STAUNTON, VA.: American Shakespeare Center (ASC) has announced the playwrights and plays selected for the second round of the Shakespeare’s New Contemporaries (SNC) initiative. The program aims to produce 38 plays inspired by and in conversation with Shakespeare’s canon. The winners are Anchuli Felicia King’s Keene and Emma Whipday’s The Defamation of Cicely Lee. Each playwright will receive a $25,000 award, and the plays will be produced along with the partnering Shakespeare play in 2020.
“The SNC initiative is all about inviting contemporary authors and new voices into the classical arena,” said artistic director Ethan McSweeny in a statement. “Both of this year’s winners have found brilliant and creative ways to engage with their referent Shakespeare play, with ASC’s embrace of Shakespearean performance conditions on our Blackfriars stage, and with contemporary issues of diversity, equity, and inclusion. Keene and The Defamation of Cicely Lee will join our 2019 SNC recipients Anne Page Hates Fun by Amy E. Witting and 16 Winters, or The Bear’s Tale by Mary Elizabeth Hamilton as the core of our expanding new canon.”
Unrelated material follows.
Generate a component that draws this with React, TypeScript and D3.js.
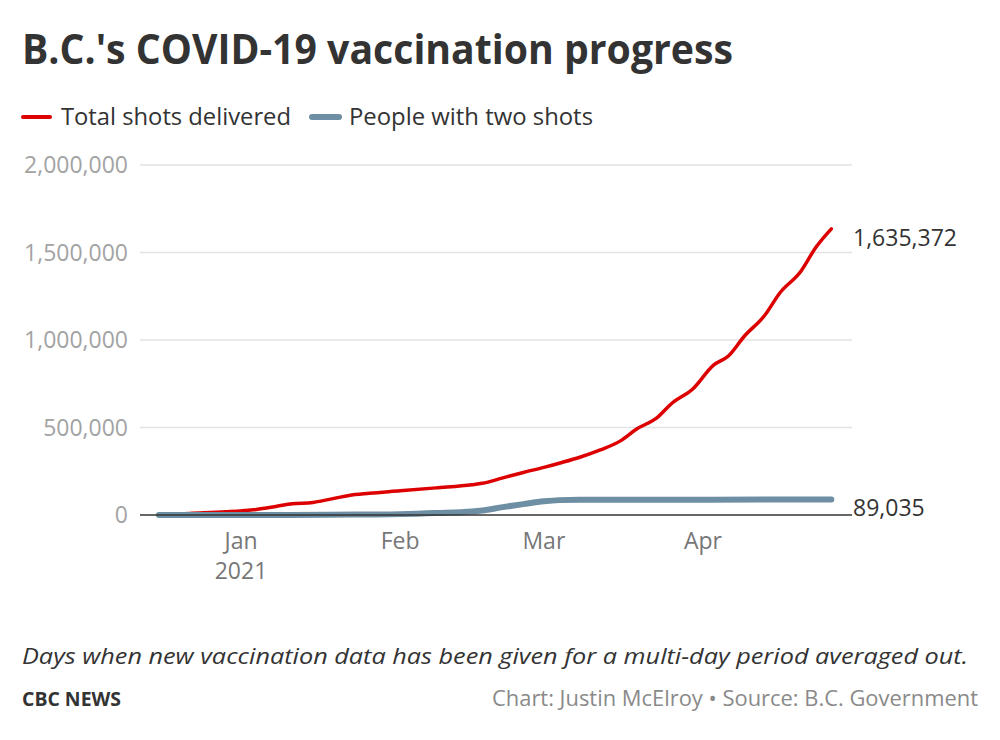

King and Whipday’s works were selected from a pool of more than 150 submissions inspired by choice of four titles: Henry IV, Part 2; Othello; A Midsummer Night’s Dream; or Cymbeline.
Keene, inspired by Othello, follows a Japanese musicologist who becomes infatuated with a Ph.D. student she meets at a Shakespeare conference. Dreams start to merge with reality as the student pursues a thesis on Ira Aldridge, the first Black man to play Othello.
The Defamation of Cicely Lee was written in response to Cymbeline. The play is set in 1611 when Shakespeare’s latest play was traveling from London to Northern England, just as a maidservant in Corbridge is accused of committing adultery with her former master. Will her voice be heard?
SNC has also announced three additional titles that were shortlisted for the initiative. Crooked Ways by Elizabeth Hudleston, a partner to Henry IV, Part 2; Votaress by Caitlin Partridge, a response to A Midsummer Night’s Dream; and Desdemona’s Child (blood cry) by Caridad Svich, inspired by Othello.
“The two selected plays and three additional shortlist plays showcase how deep the application pool was,” said literary manager Anne G. Morgan in a statement. “The varied perspectives, skillful language, and compelling stories show us how much artistic potential this project is tapping into. We are pleased to lend our voice in support of these plays and look forward to seeing more of the innovative ways in which today’s writers are engaging with Shakespeare’s work when we open the next application cycle in June and consider six great Shakespeare titles as jumping off points.”